┌─ Data extract

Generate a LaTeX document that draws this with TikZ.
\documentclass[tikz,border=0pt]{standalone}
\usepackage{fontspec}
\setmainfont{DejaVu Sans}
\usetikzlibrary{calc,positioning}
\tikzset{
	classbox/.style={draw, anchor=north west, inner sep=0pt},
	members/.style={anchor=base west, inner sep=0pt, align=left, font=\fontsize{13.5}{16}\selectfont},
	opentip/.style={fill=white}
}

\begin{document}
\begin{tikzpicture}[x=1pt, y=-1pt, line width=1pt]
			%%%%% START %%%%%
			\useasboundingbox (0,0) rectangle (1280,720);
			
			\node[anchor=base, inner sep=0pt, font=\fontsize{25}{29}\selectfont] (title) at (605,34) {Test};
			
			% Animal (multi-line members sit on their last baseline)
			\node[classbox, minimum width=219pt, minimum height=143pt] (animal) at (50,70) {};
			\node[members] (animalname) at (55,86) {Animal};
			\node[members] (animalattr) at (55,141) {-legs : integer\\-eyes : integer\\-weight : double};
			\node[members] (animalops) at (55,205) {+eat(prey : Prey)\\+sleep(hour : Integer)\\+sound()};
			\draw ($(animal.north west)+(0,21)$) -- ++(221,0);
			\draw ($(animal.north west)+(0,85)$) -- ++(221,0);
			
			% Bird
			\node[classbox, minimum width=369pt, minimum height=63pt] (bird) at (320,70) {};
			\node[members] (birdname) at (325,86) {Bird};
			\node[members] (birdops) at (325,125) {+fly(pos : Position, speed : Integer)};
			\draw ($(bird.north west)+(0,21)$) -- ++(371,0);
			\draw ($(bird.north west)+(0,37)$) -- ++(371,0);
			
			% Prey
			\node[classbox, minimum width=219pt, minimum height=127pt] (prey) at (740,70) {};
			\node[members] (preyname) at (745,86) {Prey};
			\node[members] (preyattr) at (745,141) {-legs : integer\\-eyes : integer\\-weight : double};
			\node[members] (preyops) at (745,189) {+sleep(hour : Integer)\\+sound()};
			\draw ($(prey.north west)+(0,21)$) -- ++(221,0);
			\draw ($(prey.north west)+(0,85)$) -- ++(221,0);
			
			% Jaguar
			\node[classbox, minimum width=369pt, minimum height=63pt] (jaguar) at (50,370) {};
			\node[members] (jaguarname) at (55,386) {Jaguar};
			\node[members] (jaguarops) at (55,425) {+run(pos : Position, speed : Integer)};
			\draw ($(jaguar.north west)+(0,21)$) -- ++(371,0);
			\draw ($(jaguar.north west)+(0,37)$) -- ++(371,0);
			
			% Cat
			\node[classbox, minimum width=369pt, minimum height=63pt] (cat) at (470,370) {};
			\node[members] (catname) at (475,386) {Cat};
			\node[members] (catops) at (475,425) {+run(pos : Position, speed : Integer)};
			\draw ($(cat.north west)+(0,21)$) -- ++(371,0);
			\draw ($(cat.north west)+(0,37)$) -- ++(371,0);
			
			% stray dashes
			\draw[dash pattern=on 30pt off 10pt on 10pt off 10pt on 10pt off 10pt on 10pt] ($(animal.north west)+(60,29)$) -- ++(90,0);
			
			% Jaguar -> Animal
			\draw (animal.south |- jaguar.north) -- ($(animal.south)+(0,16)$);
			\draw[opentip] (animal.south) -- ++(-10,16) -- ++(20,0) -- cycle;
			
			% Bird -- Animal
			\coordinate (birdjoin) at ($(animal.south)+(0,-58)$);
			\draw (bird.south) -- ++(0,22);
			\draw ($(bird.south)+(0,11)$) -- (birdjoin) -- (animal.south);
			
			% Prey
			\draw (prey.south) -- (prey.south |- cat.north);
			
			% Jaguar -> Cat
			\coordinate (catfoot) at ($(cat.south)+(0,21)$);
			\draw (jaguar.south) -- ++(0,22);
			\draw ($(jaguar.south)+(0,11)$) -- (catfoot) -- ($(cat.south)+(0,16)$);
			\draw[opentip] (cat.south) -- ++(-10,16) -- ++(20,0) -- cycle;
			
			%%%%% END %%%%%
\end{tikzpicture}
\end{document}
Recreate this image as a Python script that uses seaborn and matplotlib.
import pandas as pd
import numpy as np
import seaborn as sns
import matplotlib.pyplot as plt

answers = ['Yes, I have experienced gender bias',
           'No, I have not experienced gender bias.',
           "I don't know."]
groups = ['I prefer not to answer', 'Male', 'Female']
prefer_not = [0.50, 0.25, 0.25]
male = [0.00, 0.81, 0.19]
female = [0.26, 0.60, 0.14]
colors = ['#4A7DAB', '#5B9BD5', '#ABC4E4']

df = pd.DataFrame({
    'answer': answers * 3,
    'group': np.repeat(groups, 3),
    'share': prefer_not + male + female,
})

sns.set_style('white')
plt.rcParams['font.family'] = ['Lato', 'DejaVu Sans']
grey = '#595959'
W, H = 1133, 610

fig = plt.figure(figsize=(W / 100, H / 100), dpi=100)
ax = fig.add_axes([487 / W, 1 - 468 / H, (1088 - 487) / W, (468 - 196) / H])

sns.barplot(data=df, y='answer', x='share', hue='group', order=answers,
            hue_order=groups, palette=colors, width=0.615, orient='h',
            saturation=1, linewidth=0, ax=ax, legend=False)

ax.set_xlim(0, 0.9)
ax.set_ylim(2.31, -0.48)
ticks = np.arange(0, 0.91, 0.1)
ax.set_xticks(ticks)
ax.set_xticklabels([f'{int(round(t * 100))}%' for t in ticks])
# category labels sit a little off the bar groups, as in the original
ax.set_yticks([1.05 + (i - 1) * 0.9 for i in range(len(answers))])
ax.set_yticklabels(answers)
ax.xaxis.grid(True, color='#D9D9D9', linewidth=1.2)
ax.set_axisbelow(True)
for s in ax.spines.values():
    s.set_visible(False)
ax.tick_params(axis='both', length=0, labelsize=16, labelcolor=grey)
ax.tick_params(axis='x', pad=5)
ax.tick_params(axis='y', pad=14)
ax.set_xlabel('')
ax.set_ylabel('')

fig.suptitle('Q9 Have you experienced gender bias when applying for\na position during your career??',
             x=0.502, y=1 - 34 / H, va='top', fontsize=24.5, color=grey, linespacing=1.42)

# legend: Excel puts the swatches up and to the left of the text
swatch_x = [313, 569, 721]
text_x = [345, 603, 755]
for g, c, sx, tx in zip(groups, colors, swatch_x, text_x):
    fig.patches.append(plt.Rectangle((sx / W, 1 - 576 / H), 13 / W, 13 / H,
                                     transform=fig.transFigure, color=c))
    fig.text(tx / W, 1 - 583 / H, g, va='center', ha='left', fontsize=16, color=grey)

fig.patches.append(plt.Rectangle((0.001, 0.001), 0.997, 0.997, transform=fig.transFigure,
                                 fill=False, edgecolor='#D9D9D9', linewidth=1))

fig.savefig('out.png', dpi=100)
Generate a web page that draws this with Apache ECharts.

└─

Copy every line of the records above, starting with the first, up to and including the line containing "($(jaguar.north west)+(0,37)$) -- ++(371,0);".

Generate a LaTeX document that draws this with TikZ.
\documentclass[tikz,border=0pt]{standalone}
\usepackage{fontspec}
\setmainfont{DejaVu Sans}
\usetikzlibrary{calc,positioning}
\tikzset{
	classbox/.style={draw, anchor=north west, inner sep=0pt},
	members/.style={anchor=base west, inner sep=0pt, align=left, font=\fontsize{13.5}{16}\selectfont},
	opentip/.style={fill=white}
}

\begin{document}
\begin{tikzpicture}[x=1pt, y=-1pt, line width=1pt]
			%%%%% START %%%%%
			\useasboundingbox (0,0) rectangle (1280,720);
			
			\node[anchor=base, inner sep=0pt, font=\fontsize{25}{29}\selectfont] (title) at (605,34) {Test};
			
			% Animal (multi-line members sit on their last baseline)
			\node[classbox, minimum width=219pt, minimum height=143pt] (animal) at (50,70) {};
			\node[members] (animalname) at (55,86) {Animal};
			\node[members] (animalattr) at (55,141) {-legs : integer\\-eyes : integer\\-weight : double};
			\node[members] (animalops) at (55,205) {+eat(prey : Prey)\\+sleep(hour : Integer)\\+sound()};
			\draw ($(animal.north west)+(0,21)$) -- ++(221,0);
			\draw ($(animal.north west)+(0,85)$) -- ++(221,0);
			
			% Bird
			\node[classbox, minimum width=369pt, minimum height=63pt] (bird) at (320,70) {};
			\node[members] (birdname) at (325,86) {Bird};
			\node[members] (birdops) at (325,125) {+fly(pos : Position, speed : Integer)};
			\draw ($(bird.north west)+(0,21)$) -- ++(371,0);
			\draw ($(bird.north west)+(0,37)$) -- ++(371,0);
			
			% Prey
			\node[classbox, minimum width=219pt, minimum height=127pt] (prey) at (740,70) {};
			\node[members] (preyname) at (745,86) {Prey};
			\node[members] (preyattr) at (745,141) {-legs : integer\\-eyes : integer\\-weight : double};
			\node[members] (preyops) at (745,189) {+sleep(hour : Integer)\\+sound()};
			\draw ($(prey.north west)+(0,21)$) -- ++(221,0);
			\draw ($(prey.north west)+(0,85)$) -- ++(221,0);
			
			% Jaguar
			\node[classbox, minimum width=369pt, minimum height=63pt] (jaguar) at (50,370) {};
			\node[members] (jaguarname) at (55,386) {Jaguar};
			\node[members] (jaguarops) at (55,425) {+run(pos : Position, speed : Integer)};
			\draw ($(jaguar.north west)+(0,21)$) -- ++(371,0);
			\draw ($(jaguar.north west)+(0,37)$) -- ++(371,0);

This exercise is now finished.